What’s radical about this movement is how it undermines the whole gendered fashion binary. For decades, women’s clothing emphasized curves—darts, boning, princess seams. Men’s clothing emphasized broad shoulders and narrow hips—shoulder pads, tapered waists, structured jackets. Fluid silhouettes say none of that matters. A blouson top that balloons out from a gathered neckline works exactly the same way on a masculine frame as it does on a feminine one. A long, unconstructed vest that hangs straight to the knee might look edgy on a 5’2” person and elegant on a 6’0” person. The silhouette becomes a canvas, not a cage.

And honestly, isn’t that the dream for 2026? To wear clothes that don’t force you to pick a lane? Especially when you’re trying to be balling-on-a-budget, you want pieces that pull double duty. That oversized duster can go from a day at a Bushwick flea market to a rooftop dinner in Williamsburg with just a belt swap. Those wide-leg trousers with the voluminous pleats? They’re basically pajamas, but no one has to know. That unisex smock dress? Throw a turtleneck under it and it’s a tunic. Wear it alone and it’s a dress. Tuck it into a long skirt and you’ve got a whole new look. That’s the kind of versatility that makes your wallet happy and your closet sustainable.

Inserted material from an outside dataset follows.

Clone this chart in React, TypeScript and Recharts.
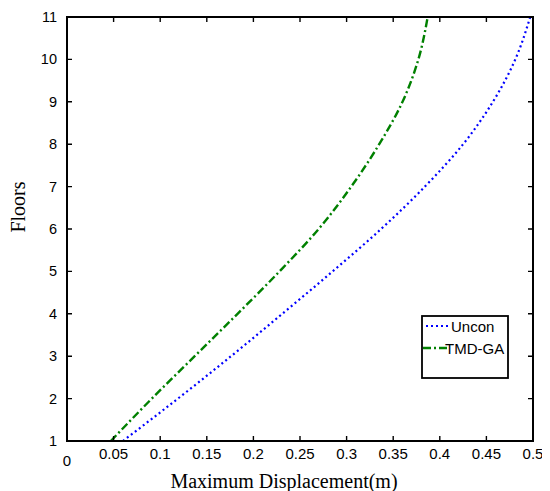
import { LineChart, Line, XAxis, YAxis, Legend } from "recharts";

// floors and the max displacement (m)
const FLOORS = [1, 2, 3, 4, 5, 6, 7, 8, 9, 10, 11];
const UNCON = [0.06, 0.119, 0.176, 0.231, 0.285, 0.337, 0.384, 0.425, 0.457, 0.481, 0.497];
const TMD_GA = [0.047, 0.091, 0.137, 0.183, 0.228, 0.27, 0.305, 0.335, 0.36, 0.377, 0.387];

const X_TICKS = [0, 0.05, 0.1, 0.15, 0.2, 0.25, 0.3, 0.35, 0.4, 0.45, 0.5];
const Y_TICKS = [1, 2, 3, 4, 5, 6, 7, 8, 9, 10, 11];
const X_DOMAIN = [0, 0.5];
const Y_DOMAIN = [1, 11];

const SERIES = [
  { key: "uncon", name: "Uncon", color: "#0000FF", dash: "2 3", width: 2.2 },
  { key: "tmd", name: "TMD-GA", color: "#008000", dash: "8 3 2 3", width: 2.4 },
];

const data = FLOORS.map((f, i) => ({ floor: f, uncon: UNCON[i], tmd: TMD_GA[i] }));

const W = 542;
const H = 483;
const MARGIN = { top: 9, right: 17, left: 0, bottom: 0 };
const YAXIS_W = 59;
const XAXIS_H = 50;

// plot area implied by the layout above
const PX = MARGIN.left + YAXIS_W;
const PY = MARGIN.top;
const PW = W - MARGIN.left - MARGIN.right - YAXIS_W;
const PH = H - MARGIN.top - MARGIN.bottom - XAXIS_H;

const SANS = "Arial, 'Liberation Sans', sans-serif";
const SERIF = "'Times New Roman', 'Liberation Serif', serif";
const TICK = 5;

const BottomTick = (props: any) => {
  const { x, y, payload } = props;
  const v = payload.value;
  return (
    <text x={x} y={y + (v === 0 ? 25 : 18)} textAnchor="middle" fontSize={15} fontFamily={SANS} fill="#000">
      {String(v)}
    </text>
  );
};

const LeftTick = (props: any) => {
  const { x, y, payload } = props;
  return (
    <text x={x - 10} y={y + 5} textAnchor="end" fontSize={14.5} fontFamily={SANS} fill="#000">
      {payload.value}
    </text>
  );
};

// box round the plot with inward ticks on all four sides
const Frame = () => {
  const sx = (v: number) => PX + ((v - X_DOMAIN[0]) / (X_DOMAIN[1] - X_DOMAIN[0])) * PW;
  const sy = (v: number) => PY + PH - ((v - Y_DOMAIN[0]) / (Y_DOMAIN[1] - Y_DOMAIN[0])) * PH;
  let d = "";
  X_TICKS.forEach((v) => {
    const x = sx(v);
    d += `M${x},${PY}V${PY + TICK}M${x},${PY + PH}V${PY + PH - TICK}`;
  });
  Y_TICKS.forEach((v) => {
    const y = sy(v);
    d += `M${PX},${y}H${PX + TICK}M${PX + PW},${y}H${PX + PW - TICK}`;
  });
  return (
    <g>
      <rect x={PX} y={PY} width={PW} height={PH} fill="none" stroke="#000" strokeWidth={2} />
      <path d={d} fill="none" stroke="#000" strokeWidth={1.4} />
    </g>
  );
};

const LegendBox = () => (
  <svg width={88} height={64} style={{ display: "block", overflow: "visible" }}>
    <rect x={1} y={1} width={86} height={62} fill="#fff" stroke="#000" strokeWidth={1.8} />
    {SERIES.map((s, i) => {
      const ly = 11 + i * 22;
      return (
        <g key={s.key}>
          <line
            x1={i === 0 ? 5 : 2}
            x2={i === 0 ? 30 : 27}
            y1={ly}
            y2={ly}
            stroke={s.color}
            strokeWidth={s.width}
            strokeDasharray={s.dash}
          />
          <text x={i === 0 ? 30 : 24} y={ly + 6} fontSize={15} fontFamily={SANS} fill="#000">
            {s.name}
          </text>
        </g>
      );
    })}
  </svg>
);

export default function App() {
  return (
    <div style={{ position: "relative", width: W, height: H }}>
      <LineChart width={W} height={H} data={data} layout="vertical" margin={MARGIN}>
        <XAxis
          type="number"
          dataKey="uncon"
          domain={X_DOMAIN}
          ticks={X_TICKS}
          height={XAXIS_H}
          tickSize={0}
          tickMargin={0}
          tickLine={false}
          tick={<BottomTick />}
          axisLine={{ stroke: "#000", strokeWidth: 1.8 }}
          allowDataOverflow
        />
        <YAxis
          type="number"
          dataKey="floor"
          domain={Y_DOMAIN}
          ticks={Y_TICKS}
          reversed
          width={YAXIS_W}
          tickSize={0}
          tickMargin={0}
          tickLine={false}
          tick={<LeftTick />}
          axisLine={{ stroke: "#000", strokeWidth: 1.8 }}
        />
        {SERIES.map((s) => (
          <Line
            key={s.key}
            dataKey={s.key}
            name={s.name}
            type="monotone"
            stroke={s.color}
            strokeWidth={s.width}
            strokeDasharray={s.dash}
            dot={false}
            activeDot={false}
            isAnimationActive={false}
          />
        ))}
        <Legend
          layout="horizontal"
          verticalAlign="middle"
          content={<LegendBox />}
          wrapperStyle={{ left: 413, top: 307, width: 88, height: 64 }}
        />
      </LineChart>
      <svg
        width={W}
        height={H}
        style={{ position: "absolute", left: 0, top: 0, pointerEvents: "none", overflow: "visible" }}
      >
        <Frame />
        <text x={276} y={480} textAnchor="middle" fontSize={20} fontFamily={SERIF} fill="#000">
          Maximum Displacement(m)
        </text>
        <text
          transform="translate(17,199) rotate(-90)"
          textAnchor="middle"
          fontSize={20}
          fontFamily={SERIF}
          fill="#000"
        >
          Floors
        </text>
      </svg>
    </div>
  );
}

Styling these blobby silhouettes is half the fun. Because there’s no built-in shape, you get to decide where the shape happens. Cinch a massive shirtdress at the waist with a vintage Gucci belt knockoff from your local thrift. Let the shoulders of an oversized sweatshirt fall off one side for a deliberate asymmetry. Layer a cropped, shapeless vest over a floor-length skirt to create two different volumes fighting for attention. The rulebook is basically out the window. Just make sure your proportions don’t get too top-heavy—balance a giant top with something slim on the bottom, or vice versa. Unless you’re going for the full blown-up marshmallow aesthetic, in which case, go off.

The accessories game is key, too. Chunky platform sneakers or combat boots ground all that drapey fabric. A structured crossbody bag adds a crisp vertical line. A beanie or a wide-brim hat can cap off the whole look with a little personality. And don’t sleep on jewelry—long, chunky chains and oversized earrings break up all that fabric and give the eye a place to rest. The goal is to look like you’re wearing the clothes, not the other way around.

What’s especially thrilling about this trend is how democratic it is. You don’t need designer labels to pull it off. In fact, vintage and thrifted pieces are often more forgiving and more interesting than current fast-fashion versions. A 1990s men’s blazer three sizes too big? Perfect. A woman’s drop-waist dress from the 70s that hangs like a sack? Ideal. A hand-me-down boyfriend coat that’s been through three roommates? That’s the gold standard. Mixing high and low, new and old, masculine and feminine is literally the point.

So whether you’re a die-hard Free People boho babe or a RealReal reseller hunting for a great deal on a Rick Owens knockoff, 2026 is your year to lean into the blob. Let the fabric do the talking. Let your body exist without a label. Because when your silhouette is fluid, so is your identity. And that’s the ultimate flex.